Adam Bielecki, Artur Malek, Tomasz Kowalski y Maciej Berbeka se plantaron el 5 de marzo en la cima del Broad Peak a una hora sin determinar entre las cinco y las seis de la tarde. Emprendieron el descenso de inmediato, en un clásico sálvese quien pueda en el que suele imperar la ley de la supervivencia: los fuertes siguen con paso firme, los demás se descuelgan. Así, en apenas cuatro horas, Bielecki alcanzó el último campo de altura, a 7.400 metros. Malek invirtió cinco horas más. Kowalski y Berbeka pasaron una noche a la intemperie, sin tienda ni saco de dormir, soportando 35 grados bajo cero de temperatura. Desde el campo base, se pudo ver la luz de sus lámparas frontales. No se ha vuelto a saber de ellos.
Hoy en día, las motivaciones de los alpinistas polacos han cambiado. Las nuevas generaciones se foguean en los Alpes, viajan y practican todas las formas de escalada posibles. En libertad.

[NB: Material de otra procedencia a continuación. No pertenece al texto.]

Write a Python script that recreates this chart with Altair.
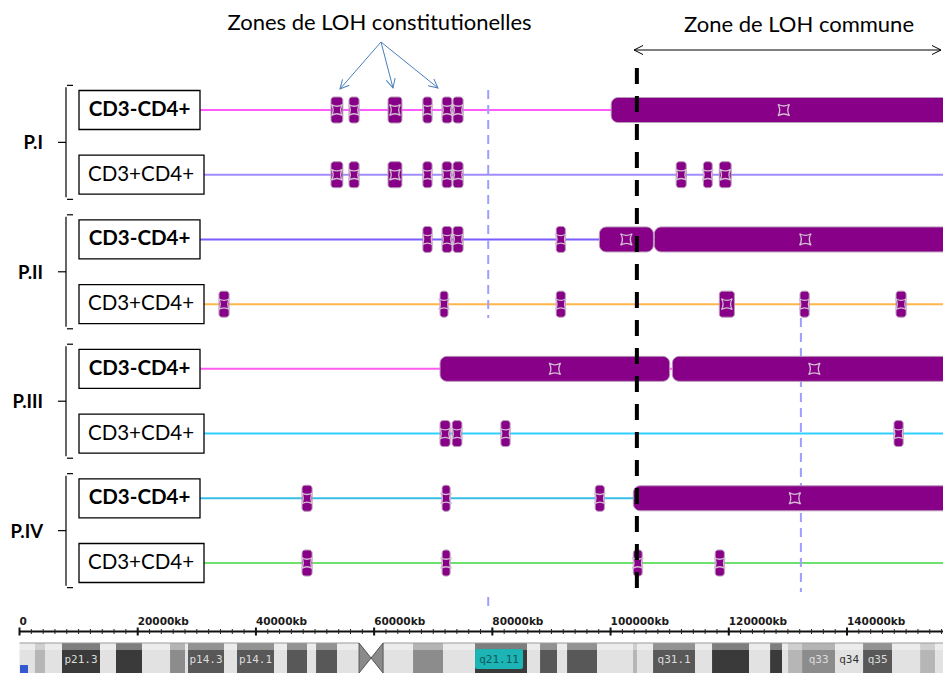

Es un país más dentro de los países que fabrican alpinistas. Sin embargo, según la escritora canadiense Bernadette McDonald, autora del libro Freedom climbers [Los escaladores de la libertad] que indaga en la historia de los himalayistas polacos, los éxitos cosechados por Polonia en los 80 tienen su origen en el contexto político y social en el que habían aprendido a amar la escalada: “Cuando los alpinistas polacos descubrieron que podían obtener el apoyo de su Gobierno para perseguir su pasión y escapar, de paso, de la sociedad opresiva en la que vivían, no se lo pensaron dos veces y se lanzaron hacia lo desconocido. Ya eran duros de por sí: la vida en Polonia los había endurecido, así que no es de extrañar que lograsen lo que lograron. No había nada que les obligase a regresar a Polonia, así que permanecieron meses en el Himalaya a la espera de condiciones óptimas para atacar las montañas, disfrutando de la libertad recién adquirida. Además, contaban con una combinación perfecta de técnica, resistencia y determinación absoluta para lograr todo aquello que se propusieran”.

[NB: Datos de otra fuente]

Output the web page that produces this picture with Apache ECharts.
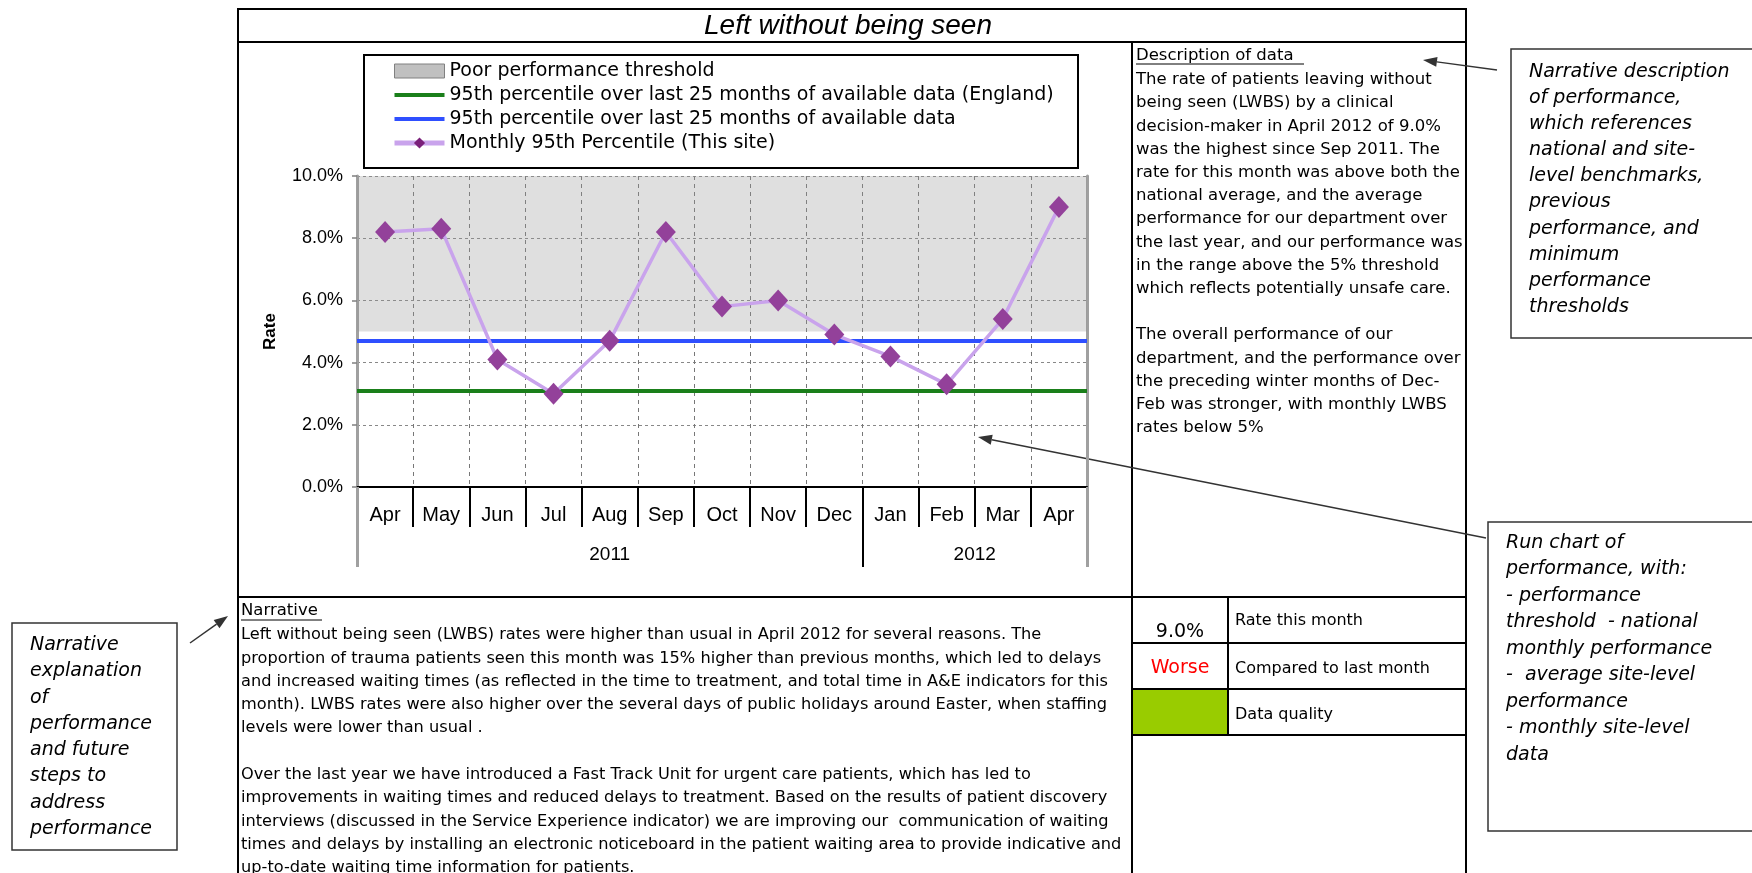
<!DOCTYPE html>
<html><head><meta charset="utf-8">
<script src="https://cdn.jsdelivr.net/npm/echarts@6/dist/echarts.min.js"></script>
<style>html,body{margin:0;padding:0;background:#fff}#c{width:1752px;height:873px}</style>
</head><body><div id="c"></div>
<script>
// ---------------- data ----------------
const months = ['Apr','May','Jun','Jul','Aug','Sep','Oct','Nov','Dec','Jan','Feb','Mar','Apr'];
const years = ['2011','2012'];
const yearStartIndex = [0, 9];           // first month index of each year
const siteRate = [8.2, 8.3, 4.1, 3.0, 4.7, 8.2, 5.8, 6.0, 4.9, 4.2, 3.3, 5.4, 9.0];
const thresholdRate = 5.0;               // poor performance threshold (%)
const englandP95 = 3.1;                  // England 95th percentile (%)
const siteP95 = 4.7;                     // site 95th percentile (%)
const yTicks = [0, 2, 4, 6, 8, 10];

const seriesNames = [
  'Poor performance threshold',
  '95th percentile over last 25 months of available data (England)',
  '95th percentile over last 25 months of available data',
  'Monthly 95th Percentile (This site)'
];

const descriptionLines = [
  'The rate of patients leaving without',
  'being seen (LWBS) by a clinical',
  'decision-maker in April 2012 of 9.0%',
  'was the highest since Sep 2011. The',
  'rate for this month was above both the',
  'national average, and the average',
  'performance for our department over',
  'the last year, and our performance was',
  'in the range above the 5% threshold',
  'which reflects potentially unsafe care.',
  '',
  'The overall performance of our',
  'department, and the performance over',
  'the preceding winter months of Dec-',
  'Feb was stronger, with monthly LWBS',
  'rates below 5%'
];
const narrativeLines = [
  'Left without being seen (LWBS) rates were higher than usual in April 2012 for several reasons. The',
  'proportion of trauma patients seen this month was 15% higher than previous months, which led to delays',
  'and increased waiting times (as reflected in the time to treatment, and total time in A&E indicators for this',
  'month). LWBS rates were also higher over the several days of public holidays around Easter, when staffing',
  'levels were lower than usual .',
  '',
  'Over the last year we have introduced a Fast Track Unit for urgent care patients, which has led to',
  'improvements in waiting times and reduced delays to treatment. Based on the results of patient discovery',
  'interviews (discussed in the Service Experience indicator) we are improving our  communication of waiting',
  'times and delays by installing an electronic noticeboard in the patient waiting area to provide indicative and',
  'up-to-date waiting time information for patients.'
];
const noteDescription = ['Narrative description','of performance,','which references','national and site-','level benchmarks,','previous','performance, and','minimum','performance','thresholds'];
const noteRunChart = ['Run chart of','performance, with:','- performance','threshold  - national','monthly performance','-  average site-level','performance','- monthly site-level','data'];
const noteNarrative = ['Narrative','explanation','of','performance','and future','steps to','address','performance'];

// ---------------- chart ----------------
const chart = echarts.init(document.getElementById('c'), null, {renderer: 'canvas'});
const AX = 'Liberation Sans, Arial, sans-serif';
const TX = 'DejaVu Sans, sans-serif';

function arrow(x1, y1, x2, y2) {
  const dx = x2 - x1, dy = y2 - y1, L = Math.hypot(dx, dy), ux = dx / L, uy = dy / L;
  const hl = 14, hw = 5, bx = x2 - ux * hl, by = y2 - uy * hl;
  return [
    {type: 'line', silent: true, shape: {x1, y1, x2: bx, y2: by}, style: {stroke: '#333', lineWidth: 1.5}},
    {type: 'polygon', silent: true, shape: {points: [[x2, y2], [bx - uy * hw, by + ux * hw], [bx + uy * hw, by - ux * hw]]}, style: {fill: '#333'}}
  ];
}
function hline(x1, x2, y, w, c) { return {type: 'line', silent: true, shape: {x1, y1: y, x2, y2: y}, style: {stroke: c || '#000', lineWidth: w || 2}}; }
function vline(x, y1, y2, w, c) { return {type: 'line', silent: true, shape: {x1: x, y1, x2: x, y2}, style: {stroke: c || '#000', lineWidth: w || 2}}; }
function txt(x, y, text, o) {
  return {type: 'text', silent: true, x, y, style: Object.assign({text, fill: '#000', fontFamily: TX, fontSize: 16, align: 'left', verticalAlign: 'middle'}, o || {})};
}

const last = siteRate[siteRate.length - 1], prev = siteRate[siteRate.length - 2];
const baseGraphics = [
  // frame
  {type: 'rect', silent: true, shape: {x: 238, y: 9, width: 1228, height: 900}, style: {fill: 'none', stroke: '#000', lineWidth: 2}},
  hline(238, 1466, 42),
  vline(1132, 42, 880),
  hline(238, 1466, 597),
  // title
  txt(848, 26, 'Left without being seen', {fontFamily: AX, fontSize: 28, fontStyle: 'italic', align: 'center'}),
  // legend box
  {type: 'rect', silent: true, shape: {x: 364, y: 55, width: 714, height: 113}, style: {fill: 'none', stroke: '#000', lineWidth: 2}},
  // description
  txt(1136, 56, 'Description of data', {fontSize: 16.5}),
  hline(1136, 1304, 64, 1),
  txt(1136, 68.4, descriptionLines.join('\n'), {fontSize: 16.5, verticalAlign: 'top', lineHeight: 23.2}),
  // narrative
  txt(241, 611, 'Narrative', {fontSize: 16.5}),
  hline(241, 322, 620, 1),
  txt(241, 623.4, narrativeLines.join('\n'), {fontSize: 16.2, verticalAlign: 'top', lineHeight: 23.3}),
  // table
  {type: 'rect', silent: true, shape: {x: 1133, y: 689, width: 95, height: 46}, style: {fill: '#99cc00'}},
  hline(1132, 1466, 643), hline(1132, 1466, 689), hline(1132, 1466, 735),
  vline(1228, 597, 735),
  txt(1180, 632, last.toFixed(1) + '%', {fontSize: 19, align: 'center'}),
  txt(1180, 668, last > prev ? 'Worse' : 'Better', {fontSize: 19, align: 'center', fill: last > prev ? '#ff0000' : '#008000'}),
  txt(1235, 621, 'Rate this month', {fontSize: 16}),
  txt(1235, 669, 'Compared to last month', {fontSize: 16}),
  txt(1235, 715, 'Data quality', {fontSize: 16}),
  // annotation boxes
  {type: 'rect', silent: true, shape: {x: 1511, y: 49, width: 260, height: 289}, style: {fill: '#fff', stroke: '#333', lineWidth: 1.5}},
  txt(1529, 59, noteDescription.join('\n'), {fontSize: 19, fontStyle: 'italic', verticalAlign: 'top', lineHeight: 26.1}),
  {type: 'rect', silent: true, shape: {x: 1488, y: 522, width: 290, height: 309}, style: {fill: '#fff', stroke: '#333', lineWidth: 1.5}},
  txt(1506, 529.7, noteRunChart.join('\n'), {fontSize: 19, fontStyle: 'italic', verticalAlign: 'top', lineHeight: 26.5}),
  {type: 'rect', silent: true, shape: {x: 12, y: 623, width: 165, height: 227}, style: {fill: '#fff', stroke: '#333', lineWidth: 1.5}},
  txt(30, 631.9, noteNarrative.join('\n'), {fontSize: 19, fontStyle: 'italic', verticalAlign: 'top', lineHeight: 26.3}),
  ...arrow(1497, 70, 1423, 60),
  ...arrow(1486, 538, 978, 437),
  ...arrow(190, 643, 228, 616)
];

const yMin = yTicks[0], yMax = yTicks[yTicks.length - 1], yStep = yTicks[1] - yTicks[0];
const barIcon = 'path://M0,0H50V4H0Z';

const option = {
  animation: false,
  backgroundColor: '#fff',
  grid: {left: 357, top: 176, width: 730, height: 311},
  legend: {
    left: 392, top: 61, orient: 'vertical', itemGap: 4, itemWidth: 50, itemHeight: 14, padding: 0,
    selectedMode: false, symbolKeepAspect: true,
    textStyle: {fontFamily: TX, fontSize: 19, color: '#000', lineHeight: 20},
    data: [
      {name: seriesNames[0], icon: 'rect', itemStyle: {color: '#c0c0c0', borderColor: '#808080', borderWidth: 1}},
      {name: seriesNames[1], icon: barIcon, itemStyle: {color: '#1a7f1a'}},
      {name: seriesNames[2], icon: barIcon, itemStyle: {color: '#2f4fff'}},
      {name: seriesNames[3], lineStyle: {width: 5}, itemStyle: {color: '#7a1f7a'}}
    ]
  },
  xAxis: [
    {
      type: 'category', data: months, boundaryGap: true, position: 'bottom',
      axisLine: {lineStyle: {color: '#000', width: 2}},
      axisTick: {show: true, interval: 0, length: 40, lineStyle: {color: '#000', width: 2}},
      axisLabel: {interval: 0, margin: 18, fontSize: 20, fontFamily: AX, color: '#000'},
      splitLine: {show: true, interval: 0, lineStyle: {type: [4, 4], color: '#777', width: 1}}
    },
    {
      type: 'category', data: months, boundaryGap: true, position: 'bottom',
      axisLine: {show: false}, axisLabel: {show: false}, splitLine: {show: false},
      axisTick: {show: true, length: 80, interval: (i) => yearStartIndex.includes(i), lineStyle: {color: '#000', width: 2}}
    },
    {
      type: 'category', data: months, boundaryGap: true, position: 'bottom', z: 5,
      axisLine: {show: false}, axisLabel: {show: false}, splitLine: {show: false},
      axisTick: {show: true, length: 80, interval: (i) => i === 0, lineStyle: {color: '#a0a0a0', width: 3}}
    }
  ],
  yAxis: [
    {
      type: 'value', min: yMin, max: yMax, interval: yStep,
      name: 'Rate', nameLocation: 'middle', nameGap: 78, nameRotate: 90,
      nameTextStyle: {fontFamily: AX, fontWeight: 'bold', fontSize: 17, color: '#000'},
      axisLabel: {formatter: (v) => v.toFixed(1) + '%', fontSize: 18, fontFamily: AX, margin: 14, color: '#000'},
      axisLine: {show: true, lineStyle: {color: '#a0a0a0', width: 3}},
      axisTick: {show: true, length: 5, lineStyle: {color: '#808080', width: 1.5}},
      splitLine: {show: true, lineStyle: {type: [3, 3], color: '#888', width: 1}}
    },
    {
      type: 'value', min: yMin, max: yMax, interval: yStep, position: 'right',
      axisLine: {show: true, lineStyle: {color: '#a0a0a0', width: 3}},
      axisLabel: {show: false}, axisTick: {show: false}, splitLine: {show: false}
    }
  ],
  series: [
    {
      name: seriesNames[0], type: 'line', data: [], symbol: 'none',
      itemStyle: {color: '#c0c0c0'},
      markArea: {silent: true, itemStyle: {color: 'rgba(150,150,150,0.3)'}, data: [[{yAxis: thresholdRate}, {yAxis: yMax}]]}
    },
    {
      name: seriesNames[1], type: 'line', data: [], symbol: 'none',
      itemStyle: {color: '#1a7f1a'}, lineStyle: {color: '#1a7f1a', width: 4},
      markLine: {silent: true, symbol: 'none', label: {show: false}, lineStyle: {color: '#1a7f1a', width: 4, type: 'solid'}, data: [{yAxis: englandP95}]}
    },
    {
      name: seriesNames[2], type: 'line', data: [], symbol: 'none',
      itemStyle: {color: '#2f4fff'}, lineStyle: {color: '#2f4fff', width: 4},
      markLine: {silent: true, symbol: 'none', label: {show: false}, lineStyle: {color: '#2f4fff', width: 4, type: 'solid'}, data: [{yAxis: siteP95}]}
    },
    {
      name: seriesNames[3], type: 'line', data: siteRate, z: 5,
      symbol: 'diamond', symbolSize: [20, 22],
      lineStyle: {color: '#c9a3ec', width: 3.5},
      itemStyle: {color: '#93419a'}
    }
  ],
  graphic: {elements: baseGraphics}
};
chart.setOption(option);

// year group labels, centred on each year's span of months
const p0 = chart.convertToPixel({xAxisIndex: 0}, 0), p1 = chart.convertToPixel({xAxisIndex: 0}, 1);
const band = p1 - p0;
const yearGraphics = years.map((y, k) => {
  const s = yearStartIndex[k];
  const e = k + 1 < yearStartIndex.length ? yearStartIndex[k + 1] : months.length;
  const xs = chart.convertToPixel({xAxisIndex: 0}, s) - band / 2;
  const xe = chart.convertToPixel({xAxisIndex: 0}, e - 1) + band / 2;
  return txt((xs + xe) / 2, 555, y, {fontFamily: AX, fontSize: 19, align: 'center'});
});
chart.setOption({graphic: {elements: baseGraphics.concat(yearGraphics)}});
</script>
</body></html>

Con todo, apenas contaban con medios económicos y sobrevivían a base de trueques. Muchos recuerdan aún que el inmenso Jerzy Kukuzcka falleció al romperse la cuerda de pésima calidad a la que se había atado. Precisamente, fue la muerte prematura de muchos de los alpinistas polacos lo que aceleró su desaparición de la escena internacional a finales de los 80: “Debían soportar una gran presión que casi les obligaba al éxito en cada una de sus actividades. Al fin y al cabo, el apoyo del Estado implicaba el éxito”, observa McDonald.
Hoy, los alpinistas declaran haber superado la presión de gobiernos y patrocinadores. Y entender por qué unos van más allá, en perfecta libertad, a veces hasta fronteras sin retorno, es lo que hace que el alpinismo resulte (para unos pocos) irresistible.